**Code that draws figures:**
============================================================

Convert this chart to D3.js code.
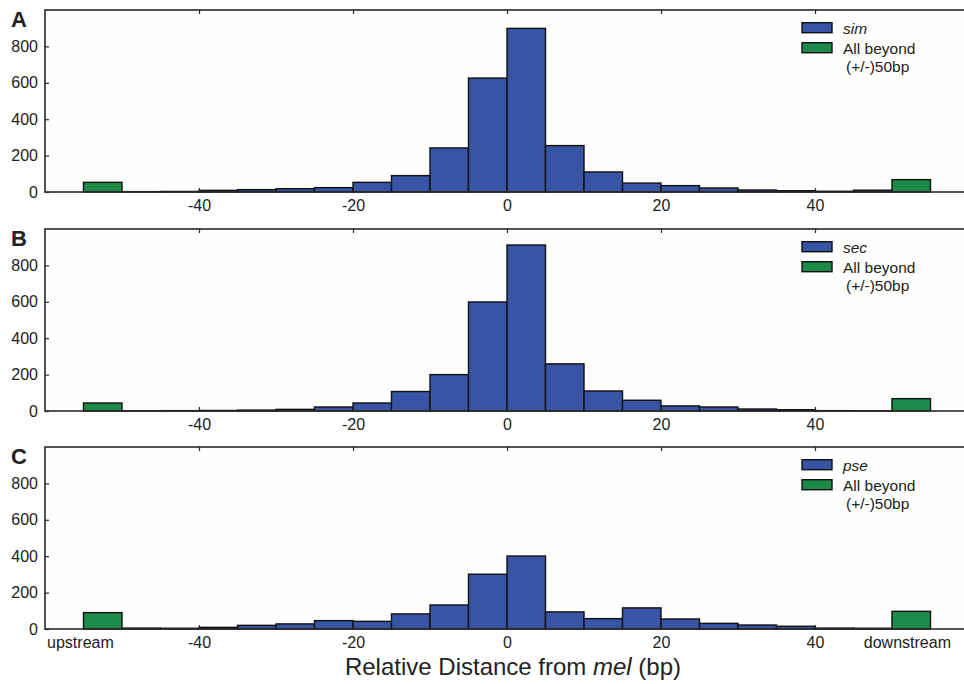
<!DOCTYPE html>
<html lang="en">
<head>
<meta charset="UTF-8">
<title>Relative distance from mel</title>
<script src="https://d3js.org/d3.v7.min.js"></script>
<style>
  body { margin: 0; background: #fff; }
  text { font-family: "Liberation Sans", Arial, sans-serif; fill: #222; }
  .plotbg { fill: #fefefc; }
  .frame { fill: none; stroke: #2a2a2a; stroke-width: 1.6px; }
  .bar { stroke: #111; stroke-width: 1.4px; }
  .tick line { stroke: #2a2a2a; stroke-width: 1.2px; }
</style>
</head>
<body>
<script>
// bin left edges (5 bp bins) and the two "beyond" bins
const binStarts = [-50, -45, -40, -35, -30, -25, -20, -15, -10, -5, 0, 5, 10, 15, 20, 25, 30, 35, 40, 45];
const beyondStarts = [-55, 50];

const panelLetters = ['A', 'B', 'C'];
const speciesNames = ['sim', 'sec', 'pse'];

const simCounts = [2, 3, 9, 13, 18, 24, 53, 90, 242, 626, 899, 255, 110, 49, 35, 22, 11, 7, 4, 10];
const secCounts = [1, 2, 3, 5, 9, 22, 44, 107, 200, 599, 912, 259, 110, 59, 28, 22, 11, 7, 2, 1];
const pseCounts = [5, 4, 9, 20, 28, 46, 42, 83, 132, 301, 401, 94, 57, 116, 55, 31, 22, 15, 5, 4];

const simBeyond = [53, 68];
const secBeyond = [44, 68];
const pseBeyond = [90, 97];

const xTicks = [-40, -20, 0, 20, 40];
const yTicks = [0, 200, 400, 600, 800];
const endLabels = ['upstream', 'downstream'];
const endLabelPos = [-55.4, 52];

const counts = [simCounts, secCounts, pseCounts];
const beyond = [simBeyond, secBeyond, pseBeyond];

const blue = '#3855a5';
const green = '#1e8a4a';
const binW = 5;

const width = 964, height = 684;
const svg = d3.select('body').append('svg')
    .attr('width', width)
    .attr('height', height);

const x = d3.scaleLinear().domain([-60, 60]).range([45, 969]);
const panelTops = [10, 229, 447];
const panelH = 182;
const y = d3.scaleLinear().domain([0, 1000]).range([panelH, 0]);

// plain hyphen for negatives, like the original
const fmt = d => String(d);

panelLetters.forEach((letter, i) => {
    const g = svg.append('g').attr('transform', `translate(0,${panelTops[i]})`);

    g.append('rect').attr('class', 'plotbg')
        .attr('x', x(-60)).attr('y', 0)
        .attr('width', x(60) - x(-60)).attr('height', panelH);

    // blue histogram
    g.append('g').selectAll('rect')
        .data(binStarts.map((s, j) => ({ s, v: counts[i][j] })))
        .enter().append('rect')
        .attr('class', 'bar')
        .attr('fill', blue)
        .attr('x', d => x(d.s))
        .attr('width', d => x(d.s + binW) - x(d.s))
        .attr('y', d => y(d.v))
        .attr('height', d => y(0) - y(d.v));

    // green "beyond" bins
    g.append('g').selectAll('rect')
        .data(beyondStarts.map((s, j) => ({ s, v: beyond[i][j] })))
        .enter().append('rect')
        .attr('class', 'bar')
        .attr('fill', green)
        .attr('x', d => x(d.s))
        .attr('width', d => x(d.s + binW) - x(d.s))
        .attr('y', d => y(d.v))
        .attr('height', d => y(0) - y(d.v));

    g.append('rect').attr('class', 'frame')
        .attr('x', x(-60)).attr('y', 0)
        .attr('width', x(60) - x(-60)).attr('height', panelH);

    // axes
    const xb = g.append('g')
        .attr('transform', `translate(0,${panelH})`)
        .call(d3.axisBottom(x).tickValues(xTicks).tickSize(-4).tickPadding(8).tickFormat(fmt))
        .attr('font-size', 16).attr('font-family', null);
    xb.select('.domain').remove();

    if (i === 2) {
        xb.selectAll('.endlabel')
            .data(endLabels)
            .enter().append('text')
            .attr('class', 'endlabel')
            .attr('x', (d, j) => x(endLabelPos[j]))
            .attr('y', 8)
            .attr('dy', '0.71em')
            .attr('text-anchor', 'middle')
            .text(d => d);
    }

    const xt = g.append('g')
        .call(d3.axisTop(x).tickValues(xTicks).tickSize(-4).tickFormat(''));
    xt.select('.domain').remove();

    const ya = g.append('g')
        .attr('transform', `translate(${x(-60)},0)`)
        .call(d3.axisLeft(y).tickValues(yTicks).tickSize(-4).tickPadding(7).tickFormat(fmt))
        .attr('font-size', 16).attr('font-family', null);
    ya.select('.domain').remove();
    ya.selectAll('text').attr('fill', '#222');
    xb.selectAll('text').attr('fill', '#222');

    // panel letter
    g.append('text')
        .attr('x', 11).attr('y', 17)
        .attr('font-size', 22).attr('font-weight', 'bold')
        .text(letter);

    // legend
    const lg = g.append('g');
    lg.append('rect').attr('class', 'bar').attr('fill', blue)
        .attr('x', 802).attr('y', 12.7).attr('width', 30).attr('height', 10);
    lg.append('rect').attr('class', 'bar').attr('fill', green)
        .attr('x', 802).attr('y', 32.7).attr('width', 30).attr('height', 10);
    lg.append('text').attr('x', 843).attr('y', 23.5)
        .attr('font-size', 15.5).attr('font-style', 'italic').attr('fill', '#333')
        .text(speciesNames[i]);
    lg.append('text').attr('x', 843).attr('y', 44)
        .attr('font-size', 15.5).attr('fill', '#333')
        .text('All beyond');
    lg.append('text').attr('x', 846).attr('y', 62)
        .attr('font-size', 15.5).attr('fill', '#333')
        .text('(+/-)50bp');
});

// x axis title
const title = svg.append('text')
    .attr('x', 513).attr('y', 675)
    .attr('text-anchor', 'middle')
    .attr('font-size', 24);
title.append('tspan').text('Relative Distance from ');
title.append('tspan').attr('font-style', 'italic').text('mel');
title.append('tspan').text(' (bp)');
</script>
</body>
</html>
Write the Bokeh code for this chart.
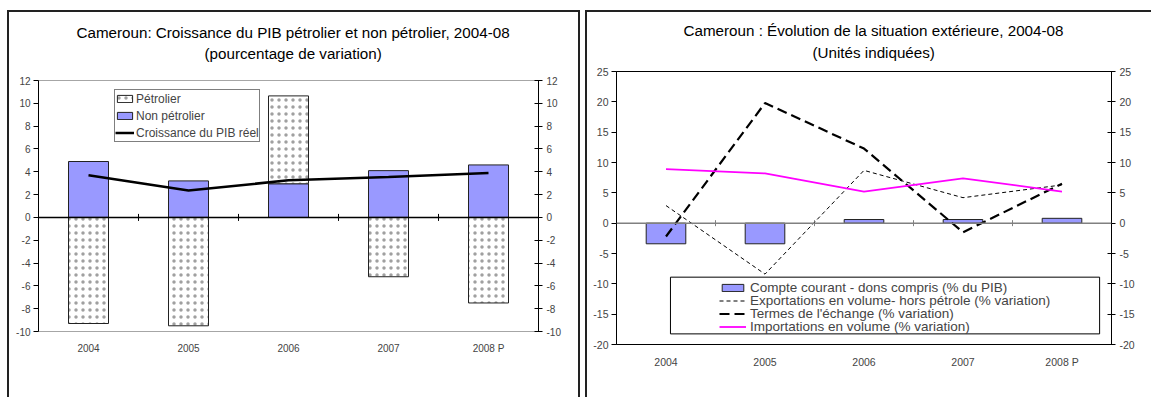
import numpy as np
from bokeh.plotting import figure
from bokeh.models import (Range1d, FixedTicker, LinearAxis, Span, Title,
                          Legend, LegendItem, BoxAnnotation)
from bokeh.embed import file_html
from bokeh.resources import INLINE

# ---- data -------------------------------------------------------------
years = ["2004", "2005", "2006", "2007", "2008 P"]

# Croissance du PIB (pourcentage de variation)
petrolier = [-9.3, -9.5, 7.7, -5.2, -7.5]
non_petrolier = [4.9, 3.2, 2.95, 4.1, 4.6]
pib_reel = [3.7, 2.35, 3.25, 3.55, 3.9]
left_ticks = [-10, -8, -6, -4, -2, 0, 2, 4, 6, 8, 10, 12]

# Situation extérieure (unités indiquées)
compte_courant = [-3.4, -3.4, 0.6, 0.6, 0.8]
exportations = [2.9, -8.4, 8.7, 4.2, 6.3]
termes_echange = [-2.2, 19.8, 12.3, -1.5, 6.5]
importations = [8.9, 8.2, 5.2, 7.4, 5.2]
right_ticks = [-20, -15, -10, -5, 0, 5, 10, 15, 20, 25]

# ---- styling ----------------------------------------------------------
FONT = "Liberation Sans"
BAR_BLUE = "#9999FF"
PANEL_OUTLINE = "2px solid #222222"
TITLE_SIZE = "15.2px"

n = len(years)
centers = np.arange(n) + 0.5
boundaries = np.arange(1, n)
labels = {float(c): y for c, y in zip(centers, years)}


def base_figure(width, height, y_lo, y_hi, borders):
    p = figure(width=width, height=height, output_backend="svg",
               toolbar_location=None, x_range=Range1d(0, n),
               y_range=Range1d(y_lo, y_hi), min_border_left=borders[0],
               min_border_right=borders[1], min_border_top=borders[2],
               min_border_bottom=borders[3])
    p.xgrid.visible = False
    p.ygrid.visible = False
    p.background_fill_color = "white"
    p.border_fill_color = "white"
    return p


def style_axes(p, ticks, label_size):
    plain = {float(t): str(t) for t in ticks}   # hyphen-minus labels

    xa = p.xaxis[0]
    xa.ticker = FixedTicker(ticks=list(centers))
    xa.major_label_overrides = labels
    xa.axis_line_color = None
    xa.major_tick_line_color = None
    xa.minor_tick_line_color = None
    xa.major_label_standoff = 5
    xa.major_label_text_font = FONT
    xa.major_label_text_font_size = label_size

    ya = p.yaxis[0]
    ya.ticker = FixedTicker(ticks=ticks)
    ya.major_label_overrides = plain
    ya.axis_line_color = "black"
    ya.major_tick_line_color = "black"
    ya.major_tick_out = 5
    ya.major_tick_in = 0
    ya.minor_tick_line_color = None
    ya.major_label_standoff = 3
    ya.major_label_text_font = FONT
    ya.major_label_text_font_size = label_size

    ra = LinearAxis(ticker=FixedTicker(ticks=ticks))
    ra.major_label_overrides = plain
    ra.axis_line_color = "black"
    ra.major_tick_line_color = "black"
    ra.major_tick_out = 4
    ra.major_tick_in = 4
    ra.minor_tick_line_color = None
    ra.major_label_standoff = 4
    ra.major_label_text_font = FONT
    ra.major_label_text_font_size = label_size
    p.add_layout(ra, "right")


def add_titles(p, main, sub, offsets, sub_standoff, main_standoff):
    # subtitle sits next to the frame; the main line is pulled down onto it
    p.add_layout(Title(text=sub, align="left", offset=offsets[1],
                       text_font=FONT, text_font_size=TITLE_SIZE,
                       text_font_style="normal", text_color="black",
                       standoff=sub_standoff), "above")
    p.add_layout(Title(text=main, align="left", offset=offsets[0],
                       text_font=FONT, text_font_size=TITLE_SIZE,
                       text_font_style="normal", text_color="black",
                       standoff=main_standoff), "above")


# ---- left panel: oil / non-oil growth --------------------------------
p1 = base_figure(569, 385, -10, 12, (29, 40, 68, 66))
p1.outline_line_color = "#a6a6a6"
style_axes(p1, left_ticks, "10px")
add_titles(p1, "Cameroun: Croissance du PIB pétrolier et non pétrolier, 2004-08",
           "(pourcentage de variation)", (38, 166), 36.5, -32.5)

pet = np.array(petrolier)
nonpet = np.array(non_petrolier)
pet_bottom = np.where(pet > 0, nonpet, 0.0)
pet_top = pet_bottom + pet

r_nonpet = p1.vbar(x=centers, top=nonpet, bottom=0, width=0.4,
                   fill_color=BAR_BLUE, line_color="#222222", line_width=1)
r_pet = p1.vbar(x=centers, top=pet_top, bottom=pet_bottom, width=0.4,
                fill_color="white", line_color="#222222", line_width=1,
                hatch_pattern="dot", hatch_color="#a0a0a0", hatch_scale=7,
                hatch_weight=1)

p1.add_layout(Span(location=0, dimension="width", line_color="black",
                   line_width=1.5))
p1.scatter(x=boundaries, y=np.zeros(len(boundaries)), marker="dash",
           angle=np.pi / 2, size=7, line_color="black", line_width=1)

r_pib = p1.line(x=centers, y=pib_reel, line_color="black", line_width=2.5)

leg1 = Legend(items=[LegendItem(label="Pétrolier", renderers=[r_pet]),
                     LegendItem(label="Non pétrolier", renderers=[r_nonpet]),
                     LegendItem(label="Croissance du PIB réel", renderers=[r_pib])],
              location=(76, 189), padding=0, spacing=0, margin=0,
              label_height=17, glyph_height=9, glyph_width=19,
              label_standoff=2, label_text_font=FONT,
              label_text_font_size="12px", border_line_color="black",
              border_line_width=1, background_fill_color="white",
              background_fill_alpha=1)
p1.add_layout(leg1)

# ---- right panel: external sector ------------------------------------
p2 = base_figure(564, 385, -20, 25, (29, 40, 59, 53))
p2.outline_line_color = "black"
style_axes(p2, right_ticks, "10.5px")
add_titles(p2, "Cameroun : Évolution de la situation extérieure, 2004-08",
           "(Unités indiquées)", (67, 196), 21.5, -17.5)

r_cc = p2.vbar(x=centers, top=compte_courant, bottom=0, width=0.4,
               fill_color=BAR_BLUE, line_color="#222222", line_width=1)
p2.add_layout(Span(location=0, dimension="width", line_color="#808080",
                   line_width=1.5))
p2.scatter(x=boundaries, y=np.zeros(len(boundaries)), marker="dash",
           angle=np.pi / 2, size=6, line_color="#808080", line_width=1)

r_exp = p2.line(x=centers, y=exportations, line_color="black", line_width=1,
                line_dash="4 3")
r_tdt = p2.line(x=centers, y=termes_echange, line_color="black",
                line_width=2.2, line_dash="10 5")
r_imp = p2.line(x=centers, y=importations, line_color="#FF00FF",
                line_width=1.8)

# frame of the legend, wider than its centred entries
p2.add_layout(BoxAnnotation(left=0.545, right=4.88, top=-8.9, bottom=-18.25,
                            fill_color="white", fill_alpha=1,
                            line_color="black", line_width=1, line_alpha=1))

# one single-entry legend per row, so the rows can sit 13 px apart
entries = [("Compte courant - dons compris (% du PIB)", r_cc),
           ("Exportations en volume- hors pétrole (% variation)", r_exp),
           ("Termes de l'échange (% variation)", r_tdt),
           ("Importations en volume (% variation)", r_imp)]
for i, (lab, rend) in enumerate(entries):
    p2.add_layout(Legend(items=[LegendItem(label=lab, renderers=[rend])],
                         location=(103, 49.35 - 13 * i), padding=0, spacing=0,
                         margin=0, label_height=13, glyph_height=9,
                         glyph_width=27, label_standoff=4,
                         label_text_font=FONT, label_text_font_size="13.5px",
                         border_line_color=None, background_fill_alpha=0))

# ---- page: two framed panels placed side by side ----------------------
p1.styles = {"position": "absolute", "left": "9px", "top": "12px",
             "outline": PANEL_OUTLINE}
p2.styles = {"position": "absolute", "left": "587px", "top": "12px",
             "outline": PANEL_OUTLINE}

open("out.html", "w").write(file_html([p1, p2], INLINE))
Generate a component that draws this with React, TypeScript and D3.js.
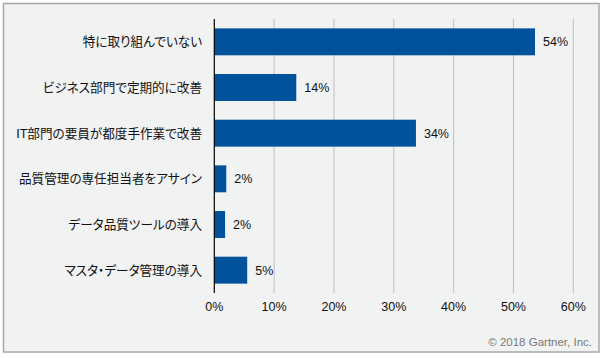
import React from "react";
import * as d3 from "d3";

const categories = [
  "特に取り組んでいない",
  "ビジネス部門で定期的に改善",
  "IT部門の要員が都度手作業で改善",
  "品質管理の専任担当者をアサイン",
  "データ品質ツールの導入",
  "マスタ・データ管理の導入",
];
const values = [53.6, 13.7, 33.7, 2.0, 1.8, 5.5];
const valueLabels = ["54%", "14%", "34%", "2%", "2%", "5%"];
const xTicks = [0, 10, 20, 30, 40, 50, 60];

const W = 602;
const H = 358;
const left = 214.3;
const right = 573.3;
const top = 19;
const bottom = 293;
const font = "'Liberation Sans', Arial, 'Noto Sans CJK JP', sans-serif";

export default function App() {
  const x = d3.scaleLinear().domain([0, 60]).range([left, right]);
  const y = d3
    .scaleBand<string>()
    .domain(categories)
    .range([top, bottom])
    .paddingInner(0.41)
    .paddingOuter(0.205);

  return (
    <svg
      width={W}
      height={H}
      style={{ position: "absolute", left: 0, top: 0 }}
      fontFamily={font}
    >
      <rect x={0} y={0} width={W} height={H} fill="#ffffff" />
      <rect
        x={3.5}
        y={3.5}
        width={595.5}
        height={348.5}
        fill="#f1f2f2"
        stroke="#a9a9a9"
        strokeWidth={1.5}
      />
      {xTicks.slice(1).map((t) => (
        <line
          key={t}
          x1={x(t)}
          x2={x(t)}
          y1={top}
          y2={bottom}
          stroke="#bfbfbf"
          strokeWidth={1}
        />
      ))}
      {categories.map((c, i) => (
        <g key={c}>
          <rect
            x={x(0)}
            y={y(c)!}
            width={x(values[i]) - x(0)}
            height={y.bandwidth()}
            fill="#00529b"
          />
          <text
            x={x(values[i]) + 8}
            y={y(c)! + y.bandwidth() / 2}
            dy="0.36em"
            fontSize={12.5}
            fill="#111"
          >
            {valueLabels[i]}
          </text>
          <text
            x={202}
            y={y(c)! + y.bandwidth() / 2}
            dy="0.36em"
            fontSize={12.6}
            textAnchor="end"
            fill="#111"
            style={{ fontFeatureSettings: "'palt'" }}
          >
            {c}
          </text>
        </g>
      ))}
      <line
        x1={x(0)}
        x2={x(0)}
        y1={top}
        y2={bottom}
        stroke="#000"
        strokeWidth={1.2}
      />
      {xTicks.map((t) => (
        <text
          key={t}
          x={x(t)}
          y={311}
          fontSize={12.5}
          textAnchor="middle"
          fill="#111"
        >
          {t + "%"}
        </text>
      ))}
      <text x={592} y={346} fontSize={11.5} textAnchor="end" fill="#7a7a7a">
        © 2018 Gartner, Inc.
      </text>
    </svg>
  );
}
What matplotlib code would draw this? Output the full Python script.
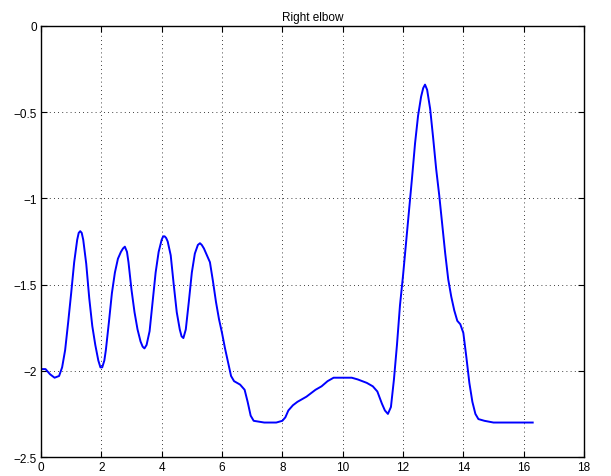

============================================================

Take out nothing but the lines from the one containing "Generate a component" to the one containing "const xTicks = [0, 10, 20, 30, 40, 50, 60];", inclusive, retyped exactly. Drop the pictures.

**The reply:**
Generate a component that draws this with React, TypeScript and D3.js.
import React from "react";
import * as d3 from "d3";

const categories = [
  "特に取り組んでいない",
  "ビジネス部門で定期的に改善",
  "IT部門の要員が都度手作業で改善",
  "品質管理の専任担当者をアサイン",
  "データ品質ツールの導入",
  "マスタ・データ管理の導入",
];
const values = [53.6, 13.7, 33.7, 2.0, 1.8, 5.5];
const valueLabels = ["54%", "14%", "34%", "2%", "2%", "5%"];
const xTicks = [0, 10, 20, 30, 40, 50, 60];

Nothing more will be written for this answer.